--- start ---

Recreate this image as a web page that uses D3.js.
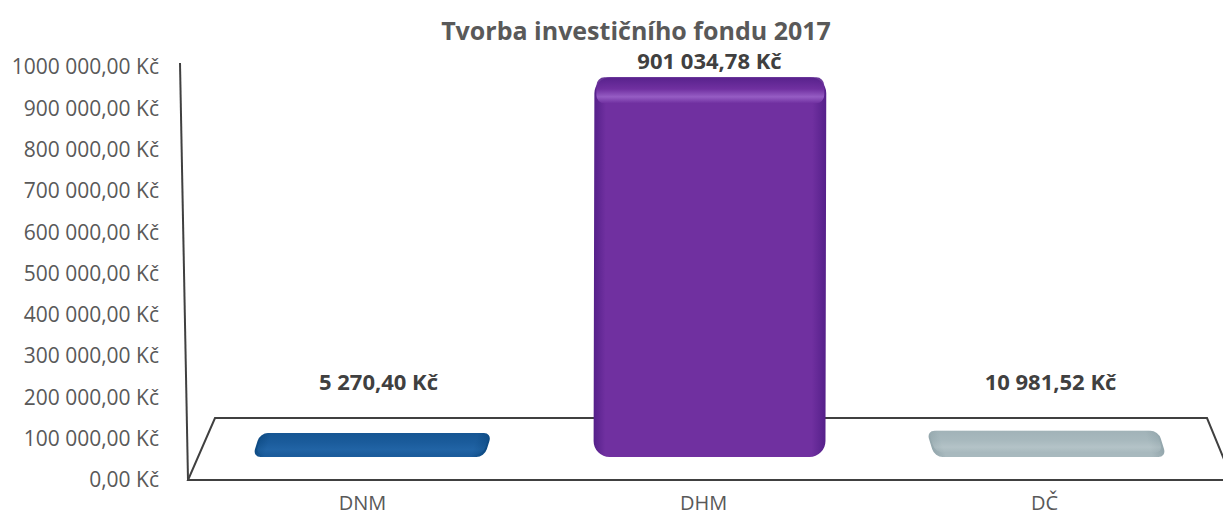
<!DOCTYPE html>
<html>
<head>
<meta charset="utf-8">
<script src="https://cdn.jsdelivr.net/npm/d3@7"></script>
<style>
  body { margin: 0; background: #fff; }
  svg { display: block; font-family: "Open Sans", "Noto Sans", sans-serif; }
</style>
</head>
<body>
<svg width="1223" height="518"></svg>
<script>
  const categories = ["DNM", "DHM", "DČ"];
  const values = [5270.40, 901034.78, 10981.52];
  const valueLabels = ["5 270,40 Kč", "901 034,78 Kč", "10 981,52 Kč"];
  const tickValues = [0, 100000, 200000, 300000, 400000, 500000, 600000, 700000, 800000, 900000, 1000000];
  const tickLabels = ["0,00 Kč", "100 000,00 Kč", "200 000,00 Kč", "300 000,00 Kč", "400 000,00 Kč",
    "500 000,00 Kč", "600 000,00 Kč", "700 000,00 Kč", "800 000,00 Kč", "900 000,00 Kč", "1000 000,00 Kč"];

  var svg = d3.select('svg')
  var defs = svg.append('defs')

  // front plane scales (axis) and bar plane scales (mid depth of the floor)
  var x = d3.scaleBand().domain(categories).range([198, 1221]).paddingInner(0.32).paddingOuter(0.16)
  var y = d3.scaleLinear().domain([0, 1000000]).range([480, 67])
  var yBar = d3.scaleLinear().domain([0, 1000000]).range([457, 60])
  var cap = 22
  var centerX = 712

  // title
  svg.append('text')
    .attr('x', 636).attr('y', 40)
    .attr('text-anchor', 'middle')
    .attr('font-size', 25).attr('font-weight', 'bold')
    .attr('fill', '#595959')
    .text('Tvorba investičního fondu 2017')

  // floor (perspective plane)
  var floorBackY = 418, floorFrontY = y(0)
  svg.append('path')
    .attr('d', d3.line()([[1240, floorFrontY], [188, floorFrontY], [215, floorBackY], [1207, floorBackY], [1235, floorFrontY + 6]]))
    .attr('fill', 'none').attr('stroke', '#404040').attr('stroke-width', 2)

  // vertical axis line (tilted by perspective)
  svg.append('line')
    .attr('x1', 180).attr('y1', y(1000000) - 4)
    .attr('x2', 188).attr('y2', y(0))
    .attr('stroke', '#404040').attr('stroke-width', 2)

  // tick labels
  svg.append('g').selectAll('text')
    .data(tickValues)
    .enter().append('text')
      .attr('x', 159)
      .attr('y', function (d) { return y(d) })
      .attr('dy', '0.35em')
      .attr('text-anchor', 'end')
      .attr('font-size', 21)
      .attr('fill', '#595959')
      .text(function (d, i) { return tickLabels[i] })

  // category labels
  svg.append('g').selectAll('text')
    .data(categories)
    .enter().append('text')
      .attr('x', function (d) { return x(d) + x.bandwidth() / 2 - 6 })
      .attr('y', 510)
      .attr('text-anchor', 'middle')
      .attr('font-size', 20)
      .attr('fill', '#595959')
      .text(function (d) { return d })

  // gradients for the 3d look
  const palette = [
    { dark: '#0d4a82', mid: '#1b5c9c', light: '#2c72b6' },
    { dark: '#55208a', mid: '#7030a0', light: '#9a62c8' },
    { dark: '#93a6ac', mid: '#a8b9be', light: '#c9d5d8' }
  ]
  palette.forEach(function (c, i) {
    var g = defs.append('linearGradient').attr('id', 'side' + i).attr('x1', 0).attr('x2', 1).attr('y1', 0).attr('y2', 0)
    g.append('stop').attr('offset', '0%').attr('stop-color', c.dark)
    g.append('stop').attr('offset', '5%').attr('stop-color', c.mid)
    g.append('stop').attr('offset', '94%').attr('stop-color', c.mid)
    g.append('stop').attr('offset', '100%').attr('stop-color', c.dark)
    var t = defs.append('linearGradient').attr('id', 'cap' + i).attr('x1', 0).attr('x2', 0).attr('y1', 0).attr('y2', 1)
    t.append('stop').attr('offset', '0%').attr('stop-color', c.dark)
    t.append('stop').attr('offset', '45%').attr('stop-color', c.mid)
    t.append('stop').attr('offset', '75%').attr('stop-color', c.light)
    t.append('stop').attr('offset', '100%').attr('stop-color', c.mid)
  })

  var bars = svg.append('g').selectAll('g')
    .data(values)
    .enter().append('g')
      .attr('transform', function (d, i) {
        var cx = x(categories[i]) + x.bandwidth() / 2
        var skew = Math.atan((cx - centerX) * 0.0009) * 180 / Math.PI
        return 'translate(0,' + yBar(0) + ') skewX(' + skew + ') translate(0,' + (-yBar(0)) + ')'
      })

  // body
  bars.append('rect')
    .attr('x', function (d, i) { return x(categories[i]) })
    .attr('y', function (d) { return yBar(d) - cap })
    .attr('width', x.bandwidth())
    .attr('height', function (d) { return yBar(0) - yBar(d) + cap })
    .attr('rx', function (d) { return d > 100000 ? 16 : 8 })
    .attr('fill', function (d, i) { return 'url(#side' + i + ')' })

  // top face
  bars.append('rect')
    .attr('x', function (d, i) { return x(categories[i]) + 2 })
    .attr('y', function (d) { return yBar(d) - cap })
    .attr('width', x.bandwidth() - 4)
    .attr('height', function (d) { return d > 100000 ? cap + 4 : cap })
    .attr('rx', 8)
    .attr('fill', function (d, i) { return 'url(#cap' + i + ')' })
    .attr('opacity', function (d) { return d > 100000 ? 0.9 : 0.35 })

  // value labels
  svg.append('g').selectAll('text')
    .data(values)
    .enter().append('text')
      .attr('x', function (d, i) { return x(categories[i]) + x.bandwidth() / 2 + (i === 0 ? 10 : 0) })
      .attr('y', function (d) { return Math.min(yBar(d) - cap - 8, 390) })
      .attr('text-anchor', 'middle')
      .attr('font-size', 22).attr('font-weight', 'bold')
      .attr('fill', '#404040')
      .text(function (d, i) { return valueLabels[i] })
</script>
</body>
</html>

--- end ---

-- OBJECTIVE --
Working from the material above, transcribe it exactly while omitting pictures.

-- OUTPUT --
Recreate this image as a web page that uses D3.js.
<!DOCTYPE html>
<html>
<head>
<meta charset="utf-8">
<script src="https://cdn.jsdelivr.net/npm/d3@7"></script>
<style>
  body { margin: 0; background: #fff; }
  svg { display: block; font-family: "Open Sans", "Noto Sans", sans-serif; }
</style>
</head>
<body>
<svg width="1223" height="518"></svg>
<script>
  const categories = ["DNM", "DHM", "DČ"];
  const values = [5270.40, 901034.78, 10981.52];
  const valueLabels = ["5 270,40 Kč", "901 034,78 Kč", "10 981,52 Kč"];
  const tickValues = [0, 100000, 200000, 300000, 400000, 500000, 600000, 700000, 800000, 900000, 1000000];
  const tickLabels = ["0,00 Kč", "100 000,00 Kč", "200 000,00 Kč", "300 000,00 Kč", "400 000,00 Kč",
    "500 000,00 Kč", "600 000,00 Kč", "700 000,00 Kč", "800 000,00 Kč", "900 000,00 Kč", "1000 000,00 Kč"];

  var svg = d3.select('svg')
  var defs = svg.append('defs')

  // front plane scales (axis) and bar plane scales (mid depth of the floor)
  var x = d3.scaleBand().domain(categories).range([198, 1221]).paddingInner(0.32).paddingOuter(0.16)
  var y = d3.scaleLinear().domain([0, 1000000]).range([480, 67])
  var yBar = d3.scaleLinear().domain([0, 1000000]).range([457, 60])
  var cap = 22
  var centerX = 712

  // title
  svg.append('text')
    .attr('x', 636).attr('y', 40)
    .attr('text-anchor', 'middle')
    .attr('font-size', 25).attr('font-weight', 'bold')
    .attr('fill', '#595959')
    .text('Tvorba investičního fondu 2017')

  // floor (perspective plane)
  var floorBackY = 418, floorFrontY = y(0)
  svg.append('path')
    .attr('d', d3.line()([[1240, floorFrontY], [188, floorFrontY], [215, floorBackY], [1207, floorBackY], [1235, floorFrontY + 6]]))
    .attr('fill', 'none').attr('stroke', '#404040').attr('stroke-width', 2)

  // vertical axis line (tilted by perspective)
  svg.append('line')
    .attr('x1', 180).attr('y1', y(1000000) - 4)
    .attr('x2', 188).attr('y2', y(0))
    .attr('stroke', '#404040').attr('stroke-width', 2)

  // tick labels
  svg.append('g').selectAll('text')
    .data(tickValues)
    .enter().append('text')
      .attr('x', 159)
      .attr('y', function (d) { return y(d) })
      .attr('dy', '0.35em')
      .attr('text-anchor', 'end')
      .attr('font-size', 21)
      .attr('fill', '#595959')
      .text(function (d, i) { return tickLabels[i] })

  // category labels
  svg.append('g').selectAll('text')
    .data(categories)
    .enter().append('text')
      .attr('x', function (d) { return x(d) + x.bandwidth() / 2 - 6 })
      .attr('y', 510)
      .attr('text-anchor', 'middle')
      .attr('font-size', 20)
      .attr('fill', '#595959')
      .text(function (d) { return d })

  // gradients for the 3d look
  const palette = [
    { dark: '#0d4a82', mid: '#1b5c9c', light: '#2c72b6' },
    { dark: '#55208a', mid: '#7030a0', light: '#9a62c8' },
    { dark: '#93a6ac', mid: '#a8b9be', light: '#c9d5d8' }
  ]
  palette.forEach(function (c, i) {
    var g = defs.append('linearGradient').attr('id', 'side' + i).attr('x1', 0).attr('x2', 1).attr('y1', 0).attr('y2', 0)
    g.append('stop').attr('offset', '0%').attr('stop-color', c.dark)
    g.append('stop').attr('offset', '5%').attr('stop-color', c.mid)
    g.append('stop').attr('offset', '94%').attr('stop-color', c.mid)
    g.append('stop').attr('offset', '100%').attr('stop-color', c.dark)
    var t = defs.append('linearGradient').attr('id', 'cap' + i).attr('x1', 0).attr('x2', 0).attr('y1', 0).attr('y2', 1)
    t.append('stop').attr('offset', '0%').attr('stop-color', c.dark)
    t.append('stop').attr('offset', '45%').attr('stop-color', c.mid)
    t.append('stop').attr('offset', '75%').attr('stop-color', c.light)
    t.append('stop').attr('offset', '100%').attr('stop-color', c.mid)
  })

  var bars = svg.append('g').selectAll('g')
    .data(values)
    .enter().append('g')
      .attr('transform', function (d, i) {
        var cx = x(categories[i]) + x.bandwidth() / 2
        var skew = Math.atan((cx - centerX) * 0.0009) * 180 / Math.PI
        return 'translate(0,' + yBar(0) + ') skewX(' + skew + ') translate(0,' + (-yBar(0)) + ')'
      })

  // body
  bars.append('rect')
    .attr('x', function (d, i) { return x(categories[i]) })
    .attr('y', function (d) { return yBar(d) - cap })
    .attr('width', x.bandwidth())
    .attr('height', function (d) { return yBar(0) - yBar(d) + cap })
    .attr('rx', function (d) { return d > 100000 ? 16 : 8 })
    .attr('fill', function (d, i) { return 'url(#side' + i + ')' })

  // top face
  bars.append('rect')
    .attr('x', function (d, i) { return x(categories[i]) + 2 })
    .attr('y', function (d) { return yBar(d) - cap })
    .attr('width', x.bandwidth() - 4)
    .attr('height', function (d) { return d > 100000 ? cap + 4 : cap })
    .attr('rx', 8)
    .attr('fill', function (d, i) { return 'url(#cap' + i + ')' })
    .attr('opacity', function (d) { return d > 100000 ? 0.9 : 0.35 })

  // value labels
  svg.append('g').selectAll('text')
    .data(values)
    .enter().append('text')
      .attr('x', function (d, i) { return x(categories[i]) + x.bandwidth() / 2 + (i === 0 ? 10 : 0) })
      .attr('y', function (d) { return Math.min(yBar(d) - cap - 8, 390) })
      .attr('text-anchor', 'middle')
      .attr('font-size', 22).attr('font-weight', 'bold')
      .attr('fill', '#404040')
      .text(function (d, i) { return valueLabels[i] })
</script>
</body>
</html>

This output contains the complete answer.